> Required task: Transcribe all of the data exactly. Omit the pictures.

——

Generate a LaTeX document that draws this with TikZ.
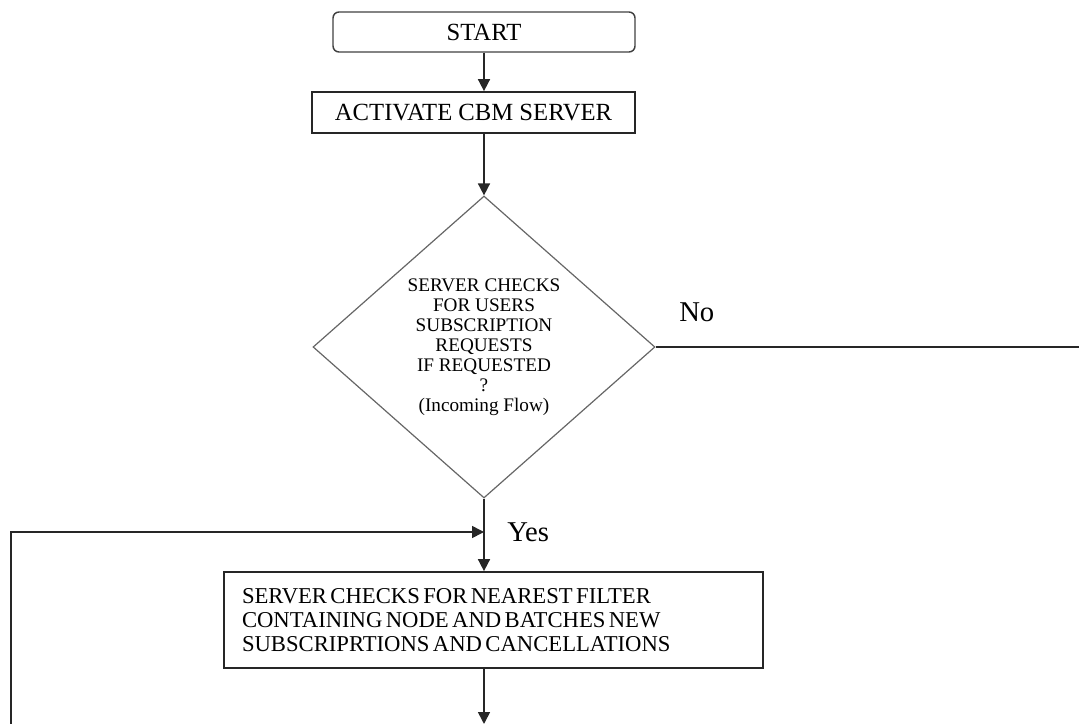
\documentclass[tikz,border=0pt]{standalone}
\usepackage{fontspec}
\setmainfont{Liberation Serif}
\usetikzlibrary{shapes.geometric,arrows.meta}
\begin{document}
\begin{tikzpicture}[x=0.75pt,y=-0.75pt,
  every node/.style={text=black},
  flowline/.style={draw=black!85,line width=1.2pt},
  arr/.style={flowline,-{Triangle[length=9pt,width=9pt]}},
  startbox/.style={draw=black!75,line width=1.1pt,rounded corners=4.5pt,minimum width=226.5pt,minimum height=30pt,inner sep=0pt,font=\fontsize{18.5}{20}\selectfont},
  procbox/.style={draw=black!85,line width=1.3pt,inner sep=0pt,font=\fontsize{18.5}{20}\selectfont},
  decbox/.style={diamond,draw=black!60,line width=0.9pt,inner sep=0pt,aspect=1.13,minimum width=256.5pt,minimum height=226.5pt,align=center,font=\fontsize{14.4}{15}\selectfont},
  lbl/.style={font=\fontsize{21.5}{22}\selectfont,inner sep=0pt}]
\useasboundingbox (0,0) rectangle (1079,724);
\node[startbox] (start) at (484,32) {START};
\node[procbox,minimum width=242.25pt,minimum height=30.75pt] (act) at (473.5,112.5) {ACTIVATE CBM SERVER};
\node[decbox] (dia) at (484,347) {SERVER CHECKS\\FOR USERS\\SUBSCRIPTION\\REQUESTS\\IF REQUESTED\\?\\(Incoming Flow)};
\node[procbox,minimum width=404.25pt,minimum height=72pt,text width=377.25pt,align=left,inner xsep=13.5pt,font=\fontsize{17}{18}\selectfont] (sub) at (493.5,620) {\spaceskip=0.15em plus 0.05em\relax SERVER CHECKS FOR NEAREST FILTER\\CONTAINING NODE AND BATCHES NEW\\SUBSCRIPRTIONS AND CANCELLATIONS};
\node[lbl,anchor=west] (yes) at (507,532) {Yes};
\node[lbl,anchor=west] (no) at (679,312) {No};
\coordinate (join) at (484,532);
\coordinate (loopcorner) at (11,532);
\coordinate (loopend) at (11,724);
\coordinate (noend) at (1079,347);
\coordinate (outend) at (484,724);
\draw[arr] (start.south) -- (start.south |- act.north);
\draw[arr] (start.south |- act.south) -- (dia.north);
\draw[flowline] (dia.east) -- (noend);
\draw[arr] (dia.south) -- (dia.south |- sub.north);
\draw[arr] (loopend) -- (loopcorner) -- (join);
\draw[arr] (dia.south |- sub.south) -- (outend);
\end{tikzpicture}
\end{document}
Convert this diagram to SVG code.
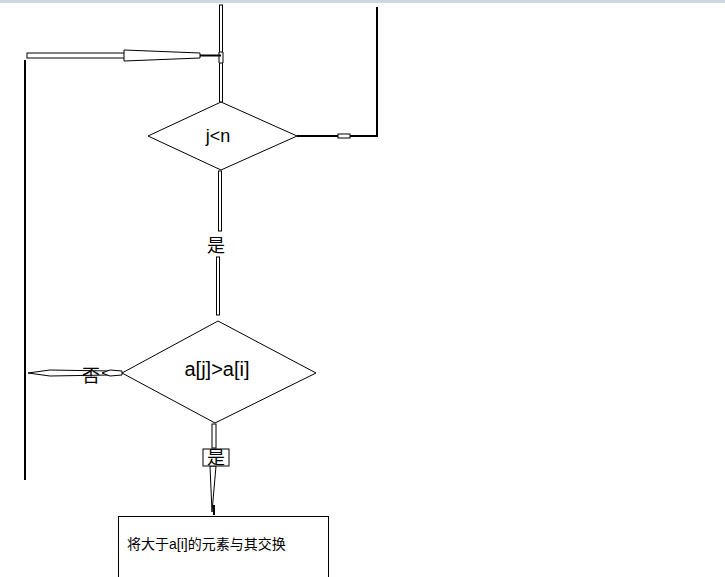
<svg xmlns="http://www.w3.org/2000/svg" width="725" height="577" viewBox="0 0 725 577">
<style>
.s{fill:#fff;stroke:#000;stroke-width:1}
.l{fill:none;stroke:#000;stroke-width:2}
.t{font-family:"Liberation Sans","Noto Sans CJK SC",sans-serif;fill:#000}
</style>
<rect x="0" y="0" width="725" height="577" fill="#fff"/>
<rect x="0" y="0" width="725" height="3" fill="#d0d6e0"/>
<g id="connectors">
<rect class="s" x="219.5" y="5" width="3" height="97"/>
<polygon class="s" points="219,52 223,52 223,63 219,63"/>
<rect class="s" x="27" y="53" width="100" height="5"/>
<polygon class="s" points="124,50 200,53 200,58 124,61"/>
<line class="l" x1="200" y1="55.5" x2="221" y2="55.5"/>
<line class="l" x1="25" y1="60" x2="25" y2="480"/>
<polyline class="l" points="297,136 377,136 377,7"/>
<rect class="s" x="338" y="134" width="12" height="4"/>
<rect class="s" x="218.5" y="171" width="3" height="60"/>
<rect class="s" x="216.5" y="257" width="3" height="58"/>
<polygon class="s" points="28,373 50,370 110,371 110,375 50,376"/>
<polygon class="s" points="102,373 110,370 122,371 122,375 110,376"/>
<rect class="s" x="212" y="424" width="4" height="24"/>
<polygon class="s" points="214,466 210,466 212,512 216,466"/>
<line class="l" x1="214" y1="505" x2="214" y2="515"/>
</g>
<g id="n1"><polygon class="s" points="221,102 297,136 221,170 148,136"/><text class="t" x="218" y="142" font-size="18" text-anchor="middle">j&lt;n</text></g>
<g id="l1"><text class="t" x="216" y="252" font-size="18" text-anchor="middle">是</text></g>
<g id="n2"><polygon class="s" points="218,321 316,373 215,423 122,373"/><text class="t" x="217" y="376" font-size="20" text-anchor="middle">a[j]&gt;a[i]</text></g>
<g id="l2"><text class="t" x="91" y="382" font-size="18" text-anchor="middle">否</text></g>
<g id="l3"><rect class="s" x="203" y="449" width="26" height="17"/><text class="t" x="216" y="464" font-size="18" text-anchor="middle">是</text></g>
<g id="n3"><rect class="s" x="118.5" y="516.5" width="210" height="62"/><text class="t" x="127" y="549" font-size="14">将大于a[i]的元素与其交换</text></g>
</svg>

——

> Correct result:
Generate a LaTeX document that draws this with TikZ.
\documentclass[tikz,border=0pt]{standalone}
\usepackage{fontspec}
\setmainfont{Liberation Serif}
\usetikzlibrary{shapes.geometric,arrows.meta}
\begin{document}
\begin{tikzpicture}[x=0.75pt,y=-0.75pt,
  every node/.style={text=black},
  flowline/.style={draw=black!85,line width=1.2pt},
  arr/.style={flowline,-{Triangle[length=9pt,width=9pt]}},
  startbox/.style={draw=black!75,line width=1.1pt,rounded corners=4.5pt,minimum width=226.5pt,minimum height=30pt,inner sep=0pt,font=\fontsize{18.5}{20}\selectfont},
  procbox/.style={draw=black!85,line width=1.3pt,inner sep=0pt,font=\fontsize{18.5}{20}\selectfont},
  decbox/.style={diamond,draw=black!60,line width=0.9pt,inner sep=0pt,aspect=1.13,minimum width=256.5pt,minimum height=226.5pt,align=center,font=\fontsize{14.4}{15}\selectfont},
  lbl/.style={font=\fontsize{21.5}{22}\selectfont,inner sep=0pt}]
\useasboundingbox (0,0) rectangle (1079,724);
\node[startbox] (start) at (484,32) {START};
\node[procbox,minimum width=242.25pt,minimum height=30.75pt] (act) at (473.5,112.5) {ACTIVATE CBM SERVER};
\node[decbox] (dia) at (484,347) {SERVER CHECKS\\FOR USERS\\SUBSCRIPTION\\REQUESTS\\IF REQUESTED\\?\\(Incoming Flow)};
\node[procbox,minimum width=404.25pt,minimum height=72pt,text width=377.25pt,align=left,inner xsep=13.5pt,font=\fontsize{17}{18}\selectfont] (sub) at (493.5,620) {\spaceskip=0.15em plus 0.05em\relax SERVER CHECKS FOR NEAREST FILTER\\CONTAINING NODE AND BATCHES NEW\\SUBSCRIPRTIONS AND CANCELLATIONS};
\node[lbl,anchor=west] (yes) at (507,532) {Yes};
\node[lbl,anchor=west] (no) at (679,312) {No};
\coordinate (join) at (484,532);
\coordinate (loopcorner) at (11,532);
\coordinate (loopend) at (11,724);
\coordinate (noend) at (1079,347);
\coordinate (outend) at (484,724);
\draw[arr] (start.south) -- (start.south |- act.north);
\draw[arr] (start.south |- act.south) -- (dia.north);
\draw[flowline] (dia.east) -- (noend);
\draw[arr] (dia.south) -- (dia.south |- sub.north);
\draw[arr] (loopend) -- (loopcorner) -- (join);
\draw[arr] (dia.south |- sub.south) -- (outend);
\end{tikzpicture}
\end{document}
Convert this diagram to SVG code.
<svg xmlns="http://www.w3.org/2000/svg" width="725" height="577" viewBox="0 0 725 577">
<style>
.s{fill:#fff;stroke:#000;stroke-width:1}
.l{fill:none;stroke:#000;stroke-width:2}
.t{font-family:"Liberation Sans","Noto Sans CJK SC",sans-serif;fill:#000}
</style>
<rect x="0" y="0" width="725" height="577" fill="#fff"/>
<rect x="0" y="0" width="725" height="3" fill="#d0d6e0"/>
<g id="connectors">
<rect class="s" x="219.5" y="5" width="3" height="97"/>
<polygon class="s" points="219,52 223,52 223,63 219,63"/>
<rect class="s" x="27" y="53" width="100" height="5"/>
<polygon class="s" points="124,50 200,53 200,58 124,61"/>
<line class="l" x1="200" y1="55.5" x2="221" y2="55.5"/>
<line class="l" x1="25" y1="60" x2="25" y2="480"/>
<polyline class="l" points="297,136 377,136 377,7"/>
<rect class="s" x="338" y="134" width="12" height="4"/>
<rect class="s" x="218.5" y="171" width="3" height="60"/>
<rect class="s" x="216.5" y="257" width="3" height="58"/>
<polygon class="s" points="28,373 50,370 110,371 110,375 50,376"/>
<polygon class="s" points="102,373 110,370 122,371 122,375 110,376"/>
<rect class="s" x="212" y="424" width="4" height="24"/>
<polygon class="s" points="214,466 210,466 212,512 216,466"/>
<line class="l" x1="214" y1="505" x2="214" y2="515"/>
</g>
<g id="n1"><polygon class="s" points="221,102 297,136 221,170 148,136"/><text class="t" x="218" y="142" font-size="18" text-anchor="middle">j&lt;n</text></g>
<g id="l1"><text class="t" x="216" y="252" font-size="18" text-anchor="middle">是</text></g>
<g id="n2"><polygon class="s" points="218,321 316,373 215,423 122,373"/><text class="t" x="217" y="376" font-size="20" text-anchor="middle">a[j]&gt;a[i]</text></g>
<g id="l2"><text class="t" x="91" y="382" font-size="18" text-anchor="middle">否</text></g>
<g id="l3"><rect class="s" x="203" y="449" width="26" height="17"/><text class="t" x="216" y="464" font-size="18" text-anchor="middle">是</text></g>
<g id="n3"><rect class="s" x="118.5" y="516.5" width="210" height="62"/><text class="t" x="127" y="549" font-size="14">将大于a[i]的元素与其交换</text></g>
</svg>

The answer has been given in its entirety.